— Я не пью за ленчем! — заявила она. Я широко ей улыбнулся и поставил ее бокал на прежнее место.
— Почему бы нам не выпить за “Ивана Грозного” Рейзера? — предложил я весело. — А также за добрую помощницу Манни?
Косточки ее пальцев побелели, когда она с силой сжала свой бокал. Я не стал пригибаться, хотя выражение ее глаз говорило о многом. Но она сумела удержать себя в руках, хотя в другом месте этот бокал не преминул бы полететь мне в голову. Еще два мартини были поданы позже. Официант с нахальной физиономией наконец поставил перед нами и блюдо с какой-то массой, над которой поднимался пар. Затем отошел в сторону, продувая ноздрю.
— Я понимаю, что спрашивать не полагается, — произнес я, — но, черт побери, что это?
— Дежурное блюдо на сегодня — спагетти с крабами. — Официант продул другую ноздрю. — Вчера были спагетти с омарами, завтра — кто знает? — Заработали обе ноздри. — Если вы собираетесь это есть, вам необходимо белое кьянти.
— Ладно, если вы разыщете бутылку с нетронутой пробкой, — нашел я компромиссное решение.
Карен с опаской подцепила вилкой кусочек месива.
— Я решила, что вы стараетесь меня напоить, чтобы потом соблазнить. Об отравлении я как-то не подумала...
— Где-то под этими потрясающими округлостями должно быть человеческое существо, — глубокомысленно проговорил я. — Вот я и решил с помощью выпивки разыскать его.
Карен поднесла ко рту вилку с фирменным блюдом, ее лицо внезапно прояснилось.
— А знаете, это очень даже вкусно.
— У них и кухня и вина хорошие, — согласился я. — Но они должны хоть на чем-то да сэкономить. Поэтому у них вместо вышколенных официантов — грубияны.
— Я часто задумывалась, как официанты сильно рискуют. — Карен передернула плечами. — Представляете, что будет, если кто-то из них прольет на чье-то платье тарелку с горячим томатным супом?
— Мой мозг пасует, — сказал я безразлично.
— Полагаю, что такой хитрый и изворотливый ум, как у вас, никогда не пасует! — заметила она.

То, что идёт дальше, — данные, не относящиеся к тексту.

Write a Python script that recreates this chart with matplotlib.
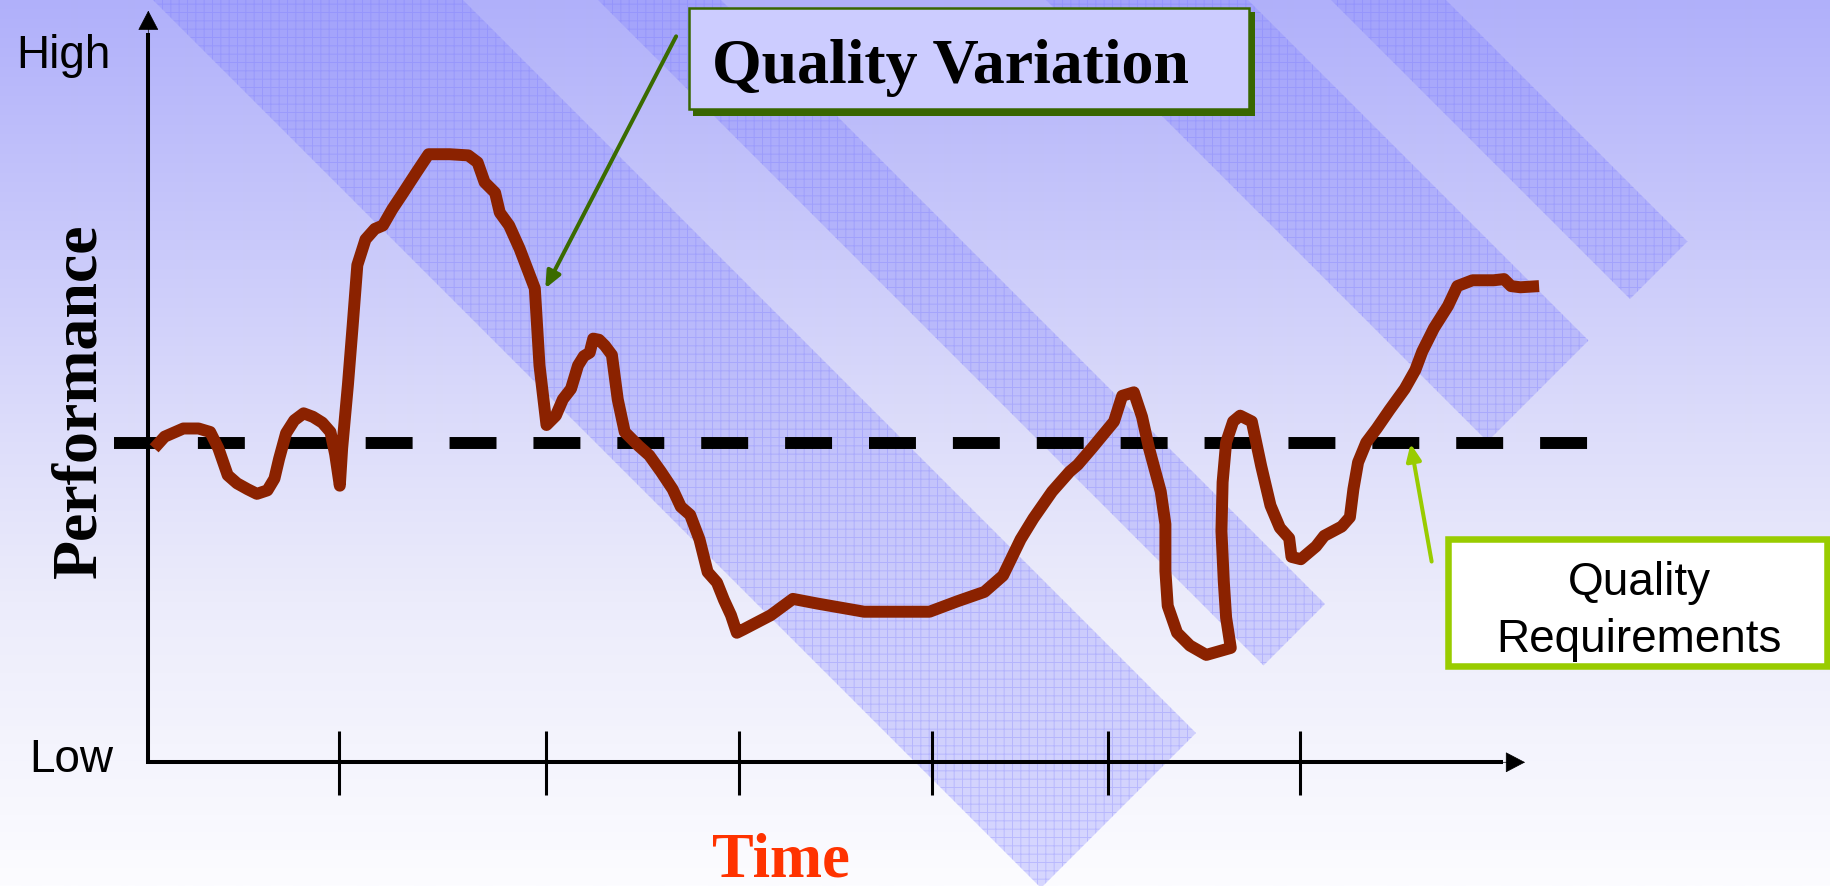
import numpy as np
import matplotlib
matplotlib.use("Agg")
import matplotlib.pyplot as plt
from matplotlib.patches import Polygon, Rectangle

plt.rcParams.update({
    "lines.scale_dashes": False,
    "hatch.linewidth": 0.7,
})

# ----------------------------------------------------------------
# Data: performance over time (chart units, origin at the axes corner)
# ----------------------------------------------------------------
time = [5, 14, 30, 43, 53, 60, 68, 76, 85, 93, 102, 108, 112, 118, 125, 133,
        141, 149, 156, 160, 164, 166, 171, 175, 179, 186, 194, 201, 209, 217,
        230, 240, 258, 274, 282, 288, 297, 301, 309, 318, 328, 331, 335, 341,
        349, 355, 362, 368, 373, 378, 381, 386, 391, 397, 402, 408, 420, 429,
        439, 449, 456, 464, 472, 479, 487, 493, 499, 504, 510, 533, 552, 573,
        613, 644, 669, 693, 716, 732, 747, 758, 774, 789, 796, 808, 827, 834,
        844, 851, 857, 867, 871, 871, 873, 881, 892, 906, 927, 923, 921, 919,
        920, 923, 929, 935, 945, 953, 961, 969, 977, 979, 987, 1000, 1007, 1022,
        1029, 1032, 1036, 1043, 1052, 1063, 1076, 1085, 1091, 1101, 1113, 1121,
        1134, 1152, 1161, 1167, 1175, 1191]
performance = [269, 279, 286, 286, 283, 269, 246, 239, 234, 230, 233, 243, 260,
               282, 293, 299, 296, 291, 283, 264, 237, 269, 324, 374, 426, 448,
               457, 460, 474, 486, 506, 521, 521, 520, 514, 497, 488, 471, 460,
               440, 414, 406, 340, 289, 297, 311, 320, 340, 348, 351, 363, 362,
               357, 349, 311, 283, 271, 263, 249, 234, 219, 212, 191, 163, 154,
               139, 126, 111, 114, 126, 140, 136, 129, 129, 129, 138, 146, 160,
               191, 209, 232, 249, 255, 269, 292, 314, 317, 296, 269, 232, 204,
               164, 134, 111, 100, 92, 98, 124, 155, 198, 240, 274, 292, 297,
               292, 254, 220, 201, 192, 176, 174, 185, 194, 202, 210, 234, 257,
               274, 286, 302, 320, 336, 352, 372, 391, 408, 413, 413, 414, 408,
               407, 408]

requirement_level = 274
requirement_span = [-29, 1238]
tick_times = [163, 341, 506, 671, 822, 986]

variation_target = (340, 406)
requirement_target = (1081, 273)

# ----------------------------------------------------------------
# Figure and slide background
# ----------------------------------------------------------------
W, H = 1831, 887
fig = plt.figure(figsize=(W / 100, H / 100), dpi=100)

bg = fig.add_axes([0, 0, 1, 1])
bg.set_xlim(0, W)
bg.set_ylim(H, 0)
bg.axis("off")

rows = np.linspace(0, 1, H)
rg = np.interp(rows, [0, 0.5, 0.68, 1.0], [176, 222, 236, 252])
bl = np.interp(rows, [0, 0.5, 0.68, 1.0], [250, 250, 251, 255])
grad = np.stack([rg, rg, bl], axis=-1)[:, None, :] / 255.0
bg.imshow(grad, extent=(0, W, H, 0), aspect="auto", interpolation="bilinear")

# diagonal decorative bands (x - y offsets of both edges, common end cap)
band_left = [152, 597, 1045, 1330]
band_right = [462, 720, 1247, 1445]
cap = 1930
for a, b in zip(band_left, band_right):
    pts = [(a - 40, -40), (b - 40, -40),
           ((b + cap) / 2, (cap - b) / 2), ((a + cap) / 2, (cap - a) / 2)]
    bg.add_patch(Polygon(pts, closed=True, facecolor=(0.52, 0.52, 1.0, 0.31),
                         edgecolor="none"))
    bg.add_patch(Polygon(pts, closed=True, facecolor="none",
                         edgecolor=(0.45, 0.45, 1.0, 0.28), linewidth=0,
                         hatch="++"))

# ----------------------------------------------------------------
# Chart layer
# ----------------------------------------------------------------
ax = fig.add_axes([0, 0, 1, 1])
ax.set_xlim(-127, 1441)
ax.set_ylim(-106, 654)
ax.axis("off")
ax.patch.set_alpha(0)

# quality requirement line
ax.plot(requirement_span, [requirement_level] * 2, color="black", lw=8.6,
        dashes=(33.8, 26.6), dash_capstyle="butt", zorder=2)

# axes with arrow heads
ax.plot([0, 0, 1160], [625, 0, 0], color="black", lw=2.9,
        solid_joinstyle="miter", solid_capstyle="butt", zorder=3)
head = "-|>,head_length=0.65,head_width=0.34"
ax.annotate("", xy=(0, 644), xytext=(0, 610),
            arrowprops=dict(arrowstyle=head, mutation_scale=20, lw=0.5,
                            color="black", shrinkA=0, shrinkB=0), zorder=3)
ax.annotate("", xy=(1179, 0), xytext=(1145, 0),
            arrowprops=dict(arrowstyle=head, mutation_scale=20, lw=0.5,
                            color="black", shrinkA=0, shrinkB=0), zorder=3)
ax.vlines(tick_times, -28, 27, color="black", lw=2.2, zorder=3)

# performance curve
ax.plot(time, performance, color="#8B2200", lw=8.6,
        solid_joinstyle="round", solid_capstyle="butt", zorder=5)

# axis labels
ax.text(-113, 596, "High", fontsize=33, family="Liberation Sans",
        ha="left", va="baseline")
ax.text(-102, -7.5, "Low", fontsize=33, family="Liberation Sans",
        ha="left", va="baseline")
ax.text(-45, 311, "Performance", fontsize=46, family="Liberation Serif",
        weight="bold", rotation=90, rotation_mode="anchor",
        ha="center", va="baseline")
ax.text(542, -97, "Time", fontsize=45, family="Liberation Serif",
        weight="bold", color="#FF3300", ha="center", va="baseline")

# "Quality Variation" callout
ax.add_patch(Rectangle((466.5, 554), 481.5, 89, facecolor="#386600",
                       edgecolor="none", zorder=6))
ax.add_patch(Rectangle((463, 560), 480, 86, facecolor="#CCCCFF",
                       edgecolor="#386600", lw=1.8, zorder=6))
ax.text(483, 583, "Quality Variation", fontsize=46, family="Liberation Serif",
        weight="bold", ha="left", va="baseline", zorder=7)
ax.annotate("", xy=variation_target, xytext=(452, 622),
            arrowprops=dict(arrowstyle="-|>,head_length=0.5,head_width=0.22",
                            mutation_scale=20, lw=2.9, color="#3A6B00",
                            shrinkA=0, shrinkB=0), zorder=6)

# "Quality Requirements" callout
ax.add_patch(Rectangle((1113, 82.8), 324.6, 108.8, facecolor="white",
                       edgecolor="#99CC00", lw=4.7, zorder=6))
ax.text(1276.6, 144, "Quality", fontsize=33, family="Liberation Sans",
        ha="center", va="baseline", zorder=7)
ax.text(1276.6, 95.4, "Requirements", fontsize=33, family="Liberation Sans",
        ha="center", va="baseline", zorder=7)
ax.annotate("", xy=requirement_target, xytext=(1099, 172),
            arrowprops=dict(arrowstyle="-|>,head_length=0.5,head_width=0.22",
                            mutation_scale=20, lw=2.9, color="#99CC00",
                            shrinkA=0, shrinkB=0), zorder=6)

fig.savefig("out.png", dpi=100)
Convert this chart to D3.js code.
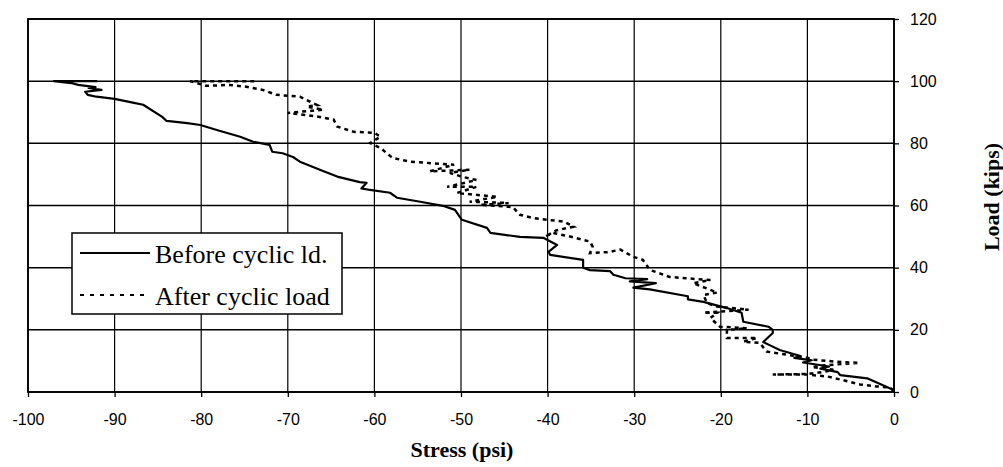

У меня не было возможности ей ответить, потому что вернулся официант. Он со стуком поставил бутылку кьянти на стол и рядом с ней положил штопор, затем довольно злобно взглянул на меня:
— Я потратил черт знает сколько времени, чтобы затолкать пробку обратно в бутылку. Так что вы можете сами извлечь ее оттуда.
Немного подумав, он поставил рядом с бутылкой два бокала.
— Если не понравится, не беспокойте меня, — угрюмо бросил он. — Вино уже включено в счет.
Пока я воевал с пробкой, а потом разливал вино, Карен продолжала жевать. Когда мы покончили с едой, а кьянти почти полностью было выпито, она довольно долго глядела на меня. Ее голубые глаза показались мне ласковыми.
— Ну давайте, начинайте забрасывать меня новыми вопросами, чтобы я вас снова возненавидела!
— Ах так! — Я печально покачал головой. — Вот в чем дело! Вы просто не хотите, чтобы я вас соблазнил, верно?
— Прямо здесь? — Она оскорбленно фыркнула. — Чтобы все время слышать, как этот официант шмыгает носом?
— Таким образом, мне не остается ничего иного, как только задавать вопросы. Я хотел бы знать: ваша неумирающая любовь к Манни — это материнская привязанность или это роковая страсть женщины?
Она вдруг рассмеялась, и у меня мелькнула мысль, не подействовала ли на нее смесь мартини с кьянти.
— Можете ли вы представить себе Манни в порыве неистовой страсти? — сквозь смех спросила она.
— Пожалуй, нет, — признался я. — Его очки тут же запотеют, да он просто побоится заниматься любовью с кем-то из своих сослуживцев... — Не меняя легкомысленного тона, я продолжил свои расспросы:
— Знал ли Карлайл, что у него рак?
Карен моментально перестала смеяться.
— Я.., я не знаю.
— Но кто-то ведь знал наверняка?
— Не думаю. То, что у него могла быть эта болезнь, считалось величайшим секретом. Каким же образом вы узнали? — с недоумением проговорила она.
— Это не важно. Кто из врачей его наблюдал?
— Доктор Поулс. Но какое отношение к Гейл имеет все это?
— Никакого, очевидно. — Я слегка пожал плечами. — Всего лишь мое патологическое любопытство. Так что забудьте об этом. Полагаю, вы правы: Лестер Фосс не был любовником Гейл.